12) The issue in Madeleine’s interview, where I hear her explanation of their own religion and want to counter it as she goes, because I know the appropriate counters by heart, is a very serious one. If I find it happening to me again, with any topic I love, I’ll try to remember Scott Alexander’s brilliant piece on ideological bingo cards and keep myself open to new ideas, even if they come surrounded by ideas I’ve heard before.

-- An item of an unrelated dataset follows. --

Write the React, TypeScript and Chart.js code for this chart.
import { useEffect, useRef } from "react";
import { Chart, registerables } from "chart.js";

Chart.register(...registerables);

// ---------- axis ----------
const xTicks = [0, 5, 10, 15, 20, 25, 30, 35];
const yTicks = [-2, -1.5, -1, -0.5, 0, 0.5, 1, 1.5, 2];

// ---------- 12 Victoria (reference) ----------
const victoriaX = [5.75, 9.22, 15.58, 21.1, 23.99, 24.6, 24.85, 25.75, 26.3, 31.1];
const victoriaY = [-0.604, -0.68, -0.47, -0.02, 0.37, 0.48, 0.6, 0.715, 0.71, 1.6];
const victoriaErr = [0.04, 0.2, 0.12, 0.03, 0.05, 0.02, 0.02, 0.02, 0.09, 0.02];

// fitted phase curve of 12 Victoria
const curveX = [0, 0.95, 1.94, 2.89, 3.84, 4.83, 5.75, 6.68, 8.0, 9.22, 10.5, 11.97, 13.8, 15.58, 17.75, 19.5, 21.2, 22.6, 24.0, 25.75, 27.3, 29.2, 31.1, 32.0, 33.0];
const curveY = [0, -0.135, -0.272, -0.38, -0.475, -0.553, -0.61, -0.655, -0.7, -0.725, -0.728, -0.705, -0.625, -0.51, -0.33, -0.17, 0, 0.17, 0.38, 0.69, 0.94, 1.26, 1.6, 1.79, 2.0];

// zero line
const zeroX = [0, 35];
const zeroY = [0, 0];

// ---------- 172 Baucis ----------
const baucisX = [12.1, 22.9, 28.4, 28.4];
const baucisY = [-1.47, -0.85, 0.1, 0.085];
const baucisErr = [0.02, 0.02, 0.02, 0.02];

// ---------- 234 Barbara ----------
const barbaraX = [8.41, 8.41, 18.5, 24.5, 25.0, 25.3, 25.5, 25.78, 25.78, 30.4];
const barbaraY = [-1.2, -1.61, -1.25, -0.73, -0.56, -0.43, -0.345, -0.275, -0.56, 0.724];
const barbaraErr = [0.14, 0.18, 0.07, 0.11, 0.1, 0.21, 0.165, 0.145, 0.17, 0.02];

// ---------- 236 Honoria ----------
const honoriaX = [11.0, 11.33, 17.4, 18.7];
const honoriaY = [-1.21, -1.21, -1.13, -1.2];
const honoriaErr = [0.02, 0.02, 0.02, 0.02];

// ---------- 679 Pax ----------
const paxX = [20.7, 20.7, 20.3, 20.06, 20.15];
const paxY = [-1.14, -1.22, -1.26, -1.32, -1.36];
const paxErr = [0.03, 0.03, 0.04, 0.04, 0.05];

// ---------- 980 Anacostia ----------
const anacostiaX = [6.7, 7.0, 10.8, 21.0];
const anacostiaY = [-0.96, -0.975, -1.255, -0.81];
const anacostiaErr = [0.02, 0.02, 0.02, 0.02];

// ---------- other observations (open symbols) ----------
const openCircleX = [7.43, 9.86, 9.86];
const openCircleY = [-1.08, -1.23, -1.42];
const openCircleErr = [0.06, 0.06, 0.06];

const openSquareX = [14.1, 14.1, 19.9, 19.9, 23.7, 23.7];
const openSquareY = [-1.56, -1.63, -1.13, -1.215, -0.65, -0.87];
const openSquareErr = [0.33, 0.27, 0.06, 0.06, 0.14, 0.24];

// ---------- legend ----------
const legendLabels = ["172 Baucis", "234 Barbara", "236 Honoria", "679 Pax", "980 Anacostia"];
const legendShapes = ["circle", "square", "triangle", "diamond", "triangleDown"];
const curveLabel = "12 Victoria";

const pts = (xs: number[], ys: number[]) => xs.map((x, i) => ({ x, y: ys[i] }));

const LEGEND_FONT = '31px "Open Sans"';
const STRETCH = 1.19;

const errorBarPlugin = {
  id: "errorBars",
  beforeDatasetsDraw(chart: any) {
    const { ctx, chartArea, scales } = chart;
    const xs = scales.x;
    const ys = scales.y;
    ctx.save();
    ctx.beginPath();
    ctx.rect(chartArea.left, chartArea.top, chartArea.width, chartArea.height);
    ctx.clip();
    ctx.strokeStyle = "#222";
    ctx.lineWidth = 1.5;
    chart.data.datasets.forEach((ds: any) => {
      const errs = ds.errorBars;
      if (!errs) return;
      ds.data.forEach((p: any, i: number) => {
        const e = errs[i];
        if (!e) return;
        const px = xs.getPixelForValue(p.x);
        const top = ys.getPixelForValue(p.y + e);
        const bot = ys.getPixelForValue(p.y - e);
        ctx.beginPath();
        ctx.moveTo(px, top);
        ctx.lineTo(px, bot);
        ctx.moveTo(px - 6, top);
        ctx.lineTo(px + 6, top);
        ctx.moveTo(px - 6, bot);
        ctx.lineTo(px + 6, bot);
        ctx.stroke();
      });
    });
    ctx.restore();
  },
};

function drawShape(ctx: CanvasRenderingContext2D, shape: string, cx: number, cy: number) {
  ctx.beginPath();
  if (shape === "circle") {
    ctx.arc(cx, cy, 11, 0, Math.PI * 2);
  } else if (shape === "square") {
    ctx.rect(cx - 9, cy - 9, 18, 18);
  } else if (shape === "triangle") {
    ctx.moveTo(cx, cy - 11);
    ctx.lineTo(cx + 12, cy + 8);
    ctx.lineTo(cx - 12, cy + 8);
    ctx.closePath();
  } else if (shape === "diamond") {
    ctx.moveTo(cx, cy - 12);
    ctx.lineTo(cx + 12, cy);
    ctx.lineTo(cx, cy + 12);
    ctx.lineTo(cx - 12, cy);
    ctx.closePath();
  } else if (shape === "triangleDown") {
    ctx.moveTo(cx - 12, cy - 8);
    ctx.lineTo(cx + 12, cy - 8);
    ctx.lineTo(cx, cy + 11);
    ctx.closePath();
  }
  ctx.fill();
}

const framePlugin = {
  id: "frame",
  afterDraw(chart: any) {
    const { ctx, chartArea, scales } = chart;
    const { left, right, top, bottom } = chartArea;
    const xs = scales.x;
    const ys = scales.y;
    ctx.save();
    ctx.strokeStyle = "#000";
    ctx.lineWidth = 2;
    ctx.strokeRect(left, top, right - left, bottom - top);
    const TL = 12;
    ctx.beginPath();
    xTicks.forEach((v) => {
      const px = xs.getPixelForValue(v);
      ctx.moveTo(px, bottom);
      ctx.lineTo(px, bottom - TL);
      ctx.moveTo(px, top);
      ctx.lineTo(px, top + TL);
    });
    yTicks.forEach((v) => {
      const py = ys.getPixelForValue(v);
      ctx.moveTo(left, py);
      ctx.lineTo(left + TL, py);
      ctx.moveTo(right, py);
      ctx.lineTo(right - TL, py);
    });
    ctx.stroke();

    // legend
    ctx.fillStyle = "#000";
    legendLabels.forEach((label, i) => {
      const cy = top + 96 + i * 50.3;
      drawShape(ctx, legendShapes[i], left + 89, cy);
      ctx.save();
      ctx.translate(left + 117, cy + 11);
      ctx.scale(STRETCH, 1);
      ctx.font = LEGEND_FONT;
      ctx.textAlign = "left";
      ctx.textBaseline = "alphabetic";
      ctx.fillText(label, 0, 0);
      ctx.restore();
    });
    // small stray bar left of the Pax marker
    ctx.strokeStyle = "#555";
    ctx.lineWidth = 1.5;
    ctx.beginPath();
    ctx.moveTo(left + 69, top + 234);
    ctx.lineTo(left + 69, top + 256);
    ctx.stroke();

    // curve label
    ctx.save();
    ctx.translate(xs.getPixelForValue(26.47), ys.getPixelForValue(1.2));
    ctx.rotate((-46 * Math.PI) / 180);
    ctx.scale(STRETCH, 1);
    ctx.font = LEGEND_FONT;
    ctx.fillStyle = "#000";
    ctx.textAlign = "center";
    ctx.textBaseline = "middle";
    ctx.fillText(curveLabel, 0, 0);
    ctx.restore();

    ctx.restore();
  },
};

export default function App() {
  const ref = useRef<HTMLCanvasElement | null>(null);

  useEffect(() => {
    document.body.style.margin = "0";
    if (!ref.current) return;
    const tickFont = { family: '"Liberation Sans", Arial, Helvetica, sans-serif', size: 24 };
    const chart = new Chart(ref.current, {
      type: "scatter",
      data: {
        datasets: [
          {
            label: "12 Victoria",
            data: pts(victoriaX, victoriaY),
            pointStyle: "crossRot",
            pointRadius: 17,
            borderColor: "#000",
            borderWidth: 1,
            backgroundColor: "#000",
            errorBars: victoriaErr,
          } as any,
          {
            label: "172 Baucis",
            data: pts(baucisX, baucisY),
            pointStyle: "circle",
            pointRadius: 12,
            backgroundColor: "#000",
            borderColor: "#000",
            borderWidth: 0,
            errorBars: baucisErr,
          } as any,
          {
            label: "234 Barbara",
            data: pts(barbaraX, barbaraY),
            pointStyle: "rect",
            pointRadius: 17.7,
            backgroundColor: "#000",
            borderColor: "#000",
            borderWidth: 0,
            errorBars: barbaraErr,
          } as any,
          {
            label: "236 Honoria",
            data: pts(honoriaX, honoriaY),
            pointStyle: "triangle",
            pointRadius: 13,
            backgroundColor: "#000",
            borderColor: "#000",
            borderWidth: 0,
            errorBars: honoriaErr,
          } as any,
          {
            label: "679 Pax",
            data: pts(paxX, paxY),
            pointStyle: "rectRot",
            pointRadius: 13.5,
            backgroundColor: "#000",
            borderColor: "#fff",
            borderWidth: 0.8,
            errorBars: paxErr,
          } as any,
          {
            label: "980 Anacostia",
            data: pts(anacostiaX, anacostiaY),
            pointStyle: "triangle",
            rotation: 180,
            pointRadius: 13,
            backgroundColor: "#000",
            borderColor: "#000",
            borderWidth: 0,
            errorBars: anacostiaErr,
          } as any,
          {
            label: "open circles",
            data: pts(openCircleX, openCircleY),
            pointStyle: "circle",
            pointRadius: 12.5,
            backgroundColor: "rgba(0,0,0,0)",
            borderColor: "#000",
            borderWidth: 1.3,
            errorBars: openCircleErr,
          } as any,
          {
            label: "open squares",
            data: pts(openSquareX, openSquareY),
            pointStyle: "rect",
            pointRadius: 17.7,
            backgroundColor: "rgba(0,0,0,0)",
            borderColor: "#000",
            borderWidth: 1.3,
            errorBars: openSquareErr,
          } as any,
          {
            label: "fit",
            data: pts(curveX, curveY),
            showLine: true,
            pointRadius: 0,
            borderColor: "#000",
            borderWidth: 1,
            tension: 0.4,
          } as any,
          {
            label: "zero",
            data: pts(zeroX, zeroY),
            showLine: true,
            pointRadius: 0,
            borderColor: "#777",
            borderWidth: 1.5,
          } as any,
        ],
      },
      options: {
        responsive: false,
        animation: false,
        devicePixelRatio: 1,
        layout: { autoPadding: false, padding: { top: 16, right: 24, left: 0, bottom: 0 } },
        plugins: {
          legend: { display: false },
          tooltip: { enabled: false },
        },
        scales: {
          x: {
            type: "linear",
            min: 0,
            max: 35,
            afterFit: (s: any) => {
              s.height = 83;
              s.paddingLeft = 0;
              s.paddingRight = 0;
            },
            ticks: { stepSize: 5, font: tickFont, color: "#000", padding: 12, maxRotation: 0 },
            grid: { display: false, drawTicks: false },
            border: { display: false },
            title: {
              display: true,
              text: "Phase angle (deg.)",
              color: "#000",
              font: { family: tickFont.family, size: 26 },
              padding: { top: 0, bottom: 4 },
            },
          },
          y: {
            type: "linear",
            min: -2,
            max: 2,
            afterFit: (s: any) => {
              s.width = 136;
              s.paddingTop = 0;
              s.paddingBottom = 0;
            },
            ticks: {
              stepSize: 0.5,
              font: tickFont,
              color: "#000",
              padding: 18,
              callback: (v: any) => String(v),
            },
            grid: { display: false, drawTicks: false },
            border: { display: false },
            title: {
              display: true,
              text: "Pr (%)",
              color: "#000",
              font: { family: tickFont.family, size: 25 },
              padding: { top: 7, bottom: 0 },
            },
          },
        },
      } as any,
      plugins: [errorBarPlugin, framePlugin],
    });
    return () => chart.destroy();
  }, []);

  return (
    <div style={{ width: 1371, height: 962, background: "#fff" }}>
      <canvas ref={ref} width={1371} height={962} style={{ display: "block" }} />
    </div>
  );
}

13) To clarify: I don’t think I’m doing anything “wrong” when God doesn’t speak to me. I always had a nonspiritual life, even when I thought I believed, and while I can’t say I don’t envy my subjects the joy and satisfaction that come with belief, this isn’t much different from my envy of, say, people who really appreciate classical music or Impressionist art and can hear/see things in it that I probably never will. I also have a weak sense of taste, but I like to think that this helps me eat more vegetables and keeps me healthy. Maybe my weak sense of God helps me attain a sort of mental clarity different from the clarity believers describe?
14) Part of an ending cut from one draft of the piece:
“I can’t tell you anything that will sum up the mindset of Yale’s converts and semi-converts, those who grow rather than shrink in their faith on this campus. But I can tell you that finding those people, and learning what makes them tick, was one of the most enlightening things I’ve done here. They make me think in new directions, even new dimensions.”
This is expressed rather blandly, but the sentiment is true. The experience of researching, interviewing, and writing for this piece was incredible, and I’ll remember the double baptism forever. I’d see religion at Yale, and in the world, very differently had I not spoken to Madeleine, Kim, Bijan, Hannah, Julia, Carmen, Pietro, Juan, and many other students in passing.
So, in short, next time you meet someone who believes a religion that confuses you, or has political or moral values that confuse you, or likes music you can’t stand… try noticing your confusion (1a on this useful list) and asking what led them to the things they love.